Only following two mistrials did a third trial result in five convictions in that case.
“African American Muslims, for the most part, were grief-stricken about 9/11,’’ Ahmad said, adding that his mosque participated in an interfaith 9/11 event at Temple Judea in Coral Gables.
Muslims attended 9/11 anniversary events, including an interfaith program on Sunday at the Tradition of the Palm Beaches, a retirement facility in West Palm Beach.
The sponsors included the Interfaith Clergy Committee of Palm Beach County, of which Gholam Rahman has been a member for nearly 20 years.
Rahman agrees with the findings in a recent Pew Center for the People & the Press report that Muslim Americans feel no indication of increased alienation or anger from other Americans in response to concerns about home-grown Muslim terrorists.
The report, based on a survey conducted in 2007, finds no evidence of rising support for Islamic extremism among Muslim Americans and that Muslim Americans have not become disillusioned with the country.
“I am not surprised by these findings,” said Rahman, a Pakistani native who moved to South Florida in 1972 when there were only about four or five Muslim families in Palm Beach County.
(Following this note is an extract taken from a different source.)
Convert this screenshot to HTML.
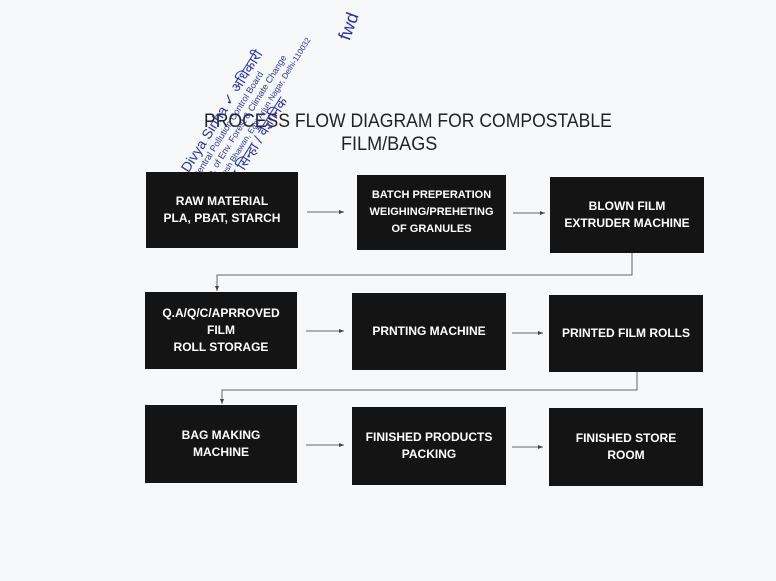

Now there are nearly 10,000 Muslims supporting five or six mosques, he said.
Muslims enjoy the
freedoms of America, which embody the same principles outlined in the Qu’ran, Islam’s holy book, Rahman said. But, after 9/11, some of those freedoms came under attack for Muslims in America, he said.
“Something changed in America and something changed among Muslims in America,” said Rahman, a retired Palm Beach Post editor. “Some of us thought that now we will be seen as the enemies of America and that we would be targeted. And, in some cases, that did happen.
“In any community, there are hard hats and red necks who think that being a Muslim means being a terrorist,” Rahman said. “But I have found that 99.9 percent of the people here have been very supportive and understanding. After 9/11, my Christian and Jewish friends kept calling and visiting and asking me, ‘How can we help you?’”
Amanullah De Sondy, a visiting professor at the University of Miami, also welcomed the Pew Center’s findings.
“This is a very hopeful result,” De Sondy said. “One of the key points from the attacks is that there was a greater awareness of different religions, especially Islam. But it is important for us to remain [aware] that there are still a few individuals who want to do terrible things.”